On 05/18/2012 01:48 PM, mark florisson wrote:
> On 17 May 2012 23:53, Dag Sverre Seljebotn<d.s.seljebotn at astro.uio.no>  wrote:
>> I'm repeating myself a bit, but my previous thread of this ended up
>> being about something else, and also since then I've been on an
>> expedition to the hostile waters of python-dev.
>>
>> I'm crazy enough to believe that I'm proposing a technical solution to
>> alleviate the problems we've faced as a community the past year. No,
>> this will NOT be about NA, and certainly not governance, but do please
>> allow me one paragraph of musings before the meaty stuff.
>>
>> I believe the Achilles heel of NumPy is the C API and the PyArrayObject.
>> The reliance we all have on the NumPy C API means there can in practice
>> only be one "array" type per Python process. This makes people *very*
>> afraid of creative forking or new competing array libraries (since they
>> just can't live in parallel -- like Cython and Pyrex can!), and every
>> new feature has to go into ndarray to fully realise itself. This in turn
>> means that experimentation with new features has to happen within one or
>> a few release cycles, it cannot happen in the wild and by competition
>> and by seeing what works over the course of years before finally making
>> it into upstream. Finally, if any new great idea can really only be
>> implemented decently if it also impacts thousands of users...that's bad
>> both for morale and developer recruitment.
>>
>> The meat:
>>
>> There's already of course been work on making the NumPy C API work
>> through an indirection layer to make a more stable ABI. This is about
>> changing the ideas of how that indirection should happen, so that you
>> could in theory implement the C API independently of NumPy.
>>
>> You could for instance make a "mini-NumPy" that only contains the bare
>> essentials, and load that in the same process as the real NumPy, and use
>> the C API against objects from both libraries.
>>
>> I'll assume that we can get a PEP through by waving a magic wand, since
>> that makes it easier to focus on essentials. There's many ugly or less
>> ugly hacks to make it work on any existing CPython [1], and they
>> wouldn't be so ugly if there's PEP blessing for the general idea.
>>
>> Imagine if PyTypeObject grew an extra pointer "tp_customslots", which
>> pointed to an array of these:
>>
>> typedef struct {
>>      unsigned long tpe_id;
>>      void *tpe_data;
>> } PyTypeObjectCustomSlot;
>>
>> The ID space is partitioned to anyone who asks, and NumPy is given a
>> large chunk.

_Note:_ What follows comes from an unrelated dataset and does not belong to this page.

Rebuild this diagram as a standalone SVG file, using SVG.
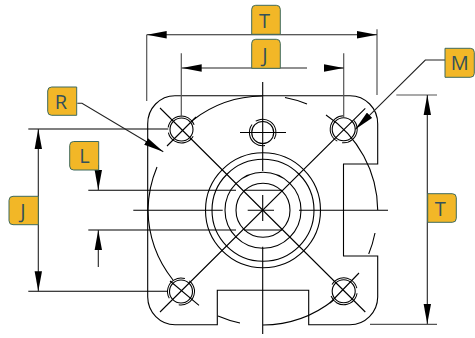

To insert a "custom slot", you stick it in this list. And
>> you search it linearly for, say, PYTYPE_CUSTOM_NUMPY_SLOT (each type
>> will typically have 0-3 entries so the search is very fast).
>>
>> I've benchmarked something very similar recently, and the overhead in a
>> "hot" situation is on the order of 4-6 cycles. (As for cache, you can at
>> least stick the slot array right next to the type object in memory.)
>>
>> Now, a NumPy array would populate this list with 1-2 entries pointing to
>> tables of function pointers for the NumPy C API. This lookup through the
>> PyTypeObject would in part replace the current import_array() mechanism.
>>
>> I'd actually propose two such custom slots for ndarray for starters:
>>
>>   a) One PEP 3118-like binary description that exposes raw data pointers
>> (without the PEP 3118 red tape)
>>
>>   b) A function pointer table for a suitable subset of the NumPy C API
>> (obviously not array construction and so on)
>>
>> The all-important PyArray_DATA/DIMS/... would be macros that try for a)
>> first, but fall back to b). Things like PyArray_Check would actually
>> check for support of these slots, "duck typing", rather than the Python
>> type (of course, this could only be done at a major revision like NumPy
>> 2.0 or 3.0).
>>
>> The overhead should be on the order of 5 cycles per C API call. That
>> should be fine for anything but the use of PyArray_DATA inside a tight
>> loop (which is a bad idea anyway).
>>
>> For now I just want to establish if there's support for this general
>> idea, and see if I can get some weight behind a PEP (and ideally a
>> co-author), which would make this a general approach and something more
>> than an ugly NumPy specific hack. We'd also have good use for such a PEP
>> in Cython (and, I believe, Numba/SciPy in CEP 1000).
>
> Well, you have my vote, but you already knew that. I'd also be willing
> to co-author any PEP etc, but I'm sensing it may be more useful to
> have support from people from different projects. Personally, I think
> if this is to succeed, we first need to fix the design to work for
> subclasses (I think one may just want to memcpy the interface
> information over to the subclass, e.g. through a convenience function
> that allows one to add more as well). If we have a solid idea of the
> technical implementation, we should actually implement it and present
> the benchmarks, comparing the results to capsules as attributes (and
> to the _PyType_Lookup approach).

Unless there's any holes in my fresh metaclass implementation, I think 
that is good enough that we can wait a year and get actual adoption 
before pushing for a PEP. That would also make the PEP a lot stronger. I 
do believe it should happen eventually though.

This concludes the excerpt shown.